Opinion
November 30, 1970
In a proceeding by an automobile liability insurance carrier to stay arbitration sought by its assured, the appeal is from an order of the Supreme Court, Nassau County, dated May 26, 1970, which, after a hearing, denied the application and directed arbitration to proceed. Order reversed, without costs, and proceeding remitted to Special Term for a hearing de novo on the issue whether there was physical contact between respondent's car and a "hit-and-run" automobile within the purview of the applicable provisions of the New York automobile accident indemnification indorsement contained in respondent's insurance policy. In rendering his oral decision, the Justice at Special Term stated that the evidence adduced from respondent, whose testimony was the only direct evidence as to physical contact, did not permit him to make any other finding even if he did not believe respondent. This, in our opinion, is an incorrect statement of the law (see Hacker v. City of New York, 26 A.D.2d 400, 403, affd. 20 N.Y.2d 722; Bottalico v. City of New York, 281 App. Div. 339, 341).
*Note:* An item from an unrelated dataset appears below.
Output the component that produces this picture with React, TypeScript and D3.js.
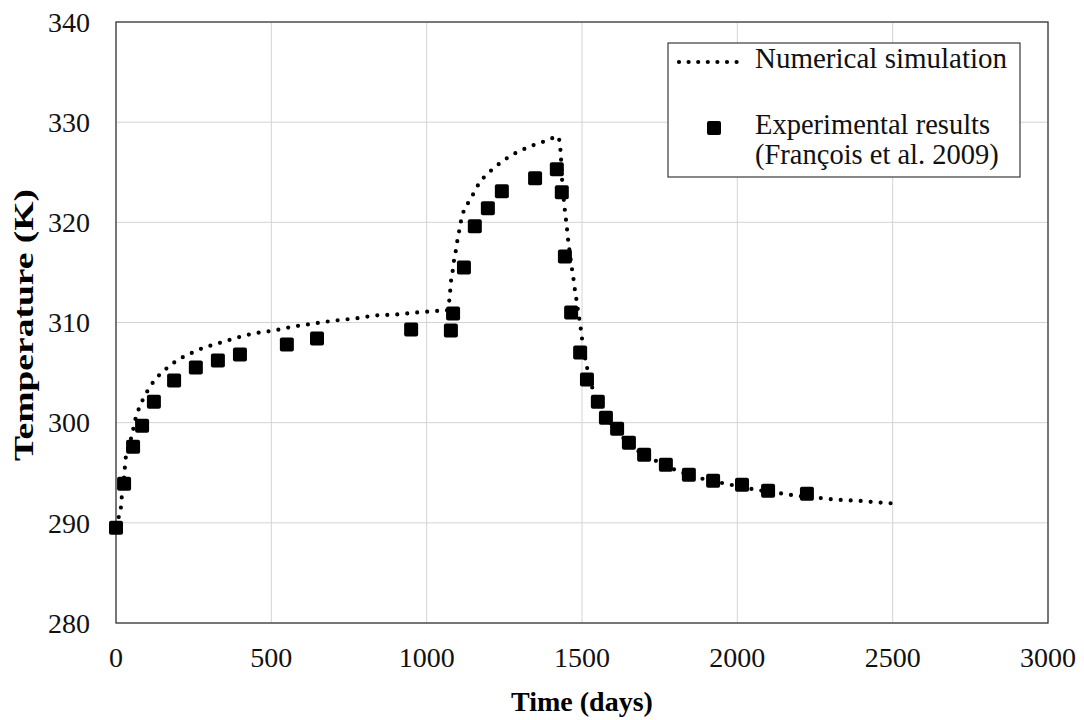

Moreover, the statement connotes a tendency to underestimate the significance of facts and circumstances which could be reasonably inferred from the testimony adduced and which facts and circumstances may tax the credibility of respondent's version even if the only direct evidence as to the contact came from respondent. While the court may not have so intended it, it is our view that it raises sufficient doubts as to whether full consideration was given to all the facts and circumstances adduced and alluded to by appellant on this appeal. Christ, P.J., Rabin, Hopkins, Munder and Latham, JJ., concur.